Adventuring in the desert is a little different than adventuring in the mountains, so here are some things to take note of before going into any slot canyons. 

Flash Floods: This is no joke. Flash floods can come out of nowhere and will usually kill at least one or two people a year. All of these canyons have flash flooding danger to some degree. Check the weather before you go, if there is a chance of rain, know what escape routes a canyon provides as well as the time the rain is scheduled. And know that the forecast isn’t always accurate, rain may come sooner than expected. For long canyons with no escape routes, it is best to save that canyon for another time if there is a chance of rain. 

Something a lot of people do not realize is that rain even 100 miles away can cause a flash flood in the canyon you are in, depending on the drainage system. Look at the maps of the drainage systems and topography maps of the canyon and surrounding area. If it has a large system that is further away, check the weather for day of your trip and a couple days before in that area. 

Cryptobiotic Soil: “Don’t Bust the Crust!” Like the high alpine, the desert is a fragile landscape. Crypto is a living organism that actually helps to prevent erosion in the desert. It is a vital part of the desert ecosystem and can be destroyed by being walked on. Once damaged, it can decades, or longer, to recover. Crypto can usually be distinguished by its darker, crusty appearance  on top of the soil. Follow well worn trails to help protect the environment. If you find yourself in a place without an obvious trail, try to walk on rocks and hard surfaces. If you find yourself surrounded, backtrack. 

Pooping in the Slot Canyons: Where in many situations in the backcountry, you can dig a cathole, the desert is a different story. Since the environment is fragile, human waste can take years to break down. Bring a wagbag with you (a poop bag). These can be found at most outdoor stores and will keep your waste in a contained environment before you can dispose of it properly. They contain particles to break down smells and come with two puncture resistant bags to avoid any messes. 

Upclimbing and Downclimbing: One of the biggest rules in scrambling and canyoneering, do not climb anything you cannot downclimb if you know you have to go back that way. 

Water: A lot people see rescue in canyons due to heat exhaustion and lack of preparedness with water. Bring enough for your adventures. There can be very little water in the desert. 

So which on these beginner slot canyons have you done? What have been some of your favorite canyoneering experiences?
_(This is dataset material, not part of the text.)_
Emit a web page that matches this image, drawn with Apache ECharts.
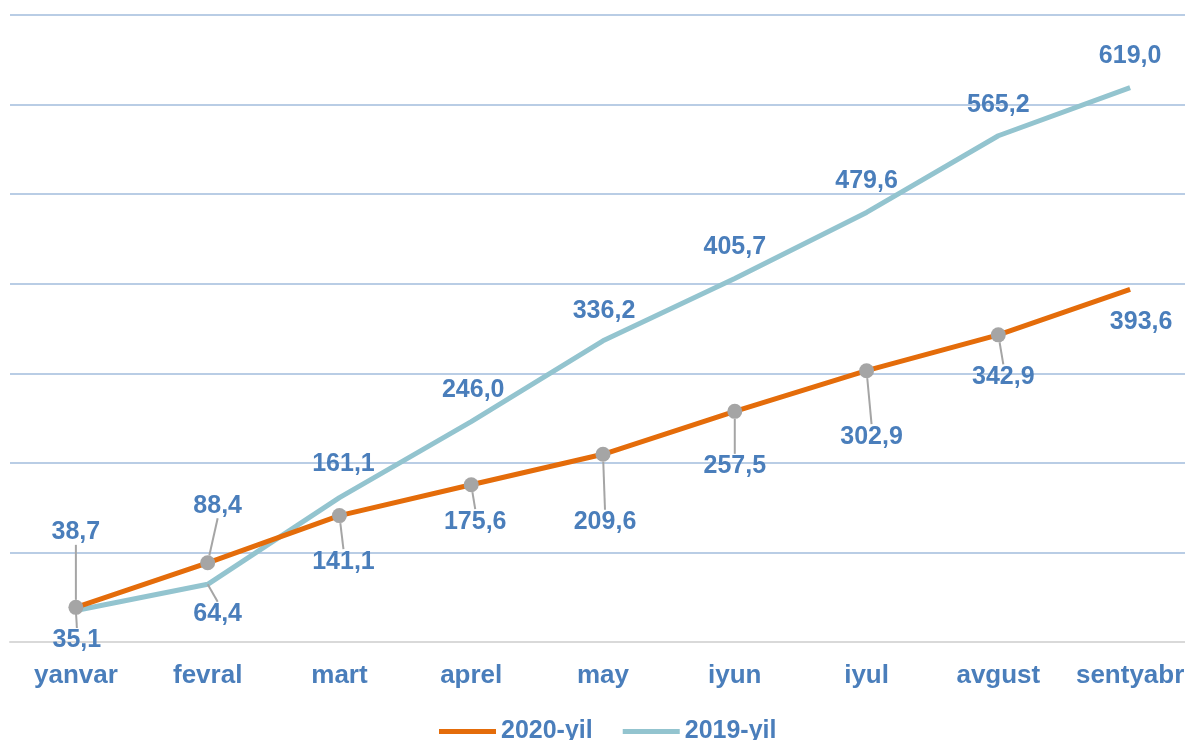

Let me know in the comments below! 

This Post Has 2 Comments

  1. Carrie

    Hi there,
    We have done almost all of these on your list. We have technical gear and rock climb, but are new to canyoneering slots. What do you think about Red Breaks and the West Fork? Interested to hear how much of a strenuous step up that is. We have taken our kids age 12 & 14 on all of our previous slot trips,, and now wondering if Red Breaks is appropriate? Thank you!

    1. Danielle

      Hey Carrie! I haven’t done Red Breaks West Fork, but looking into it, it seems similar to Blarney if you do the upper technical route. If you do the hike, it sounds like a really fun adventure with some problems similar to the bottom hike in Leprechaun but with the length of Buckskin Gulch. Route finding seemed a little challenging, compared to a lot of these on my list though, so you’ll want desert navigation skills. Hope this helps! Can’t wait to see the photos from it; it looks like a beautiful canyon that you put on my todo list!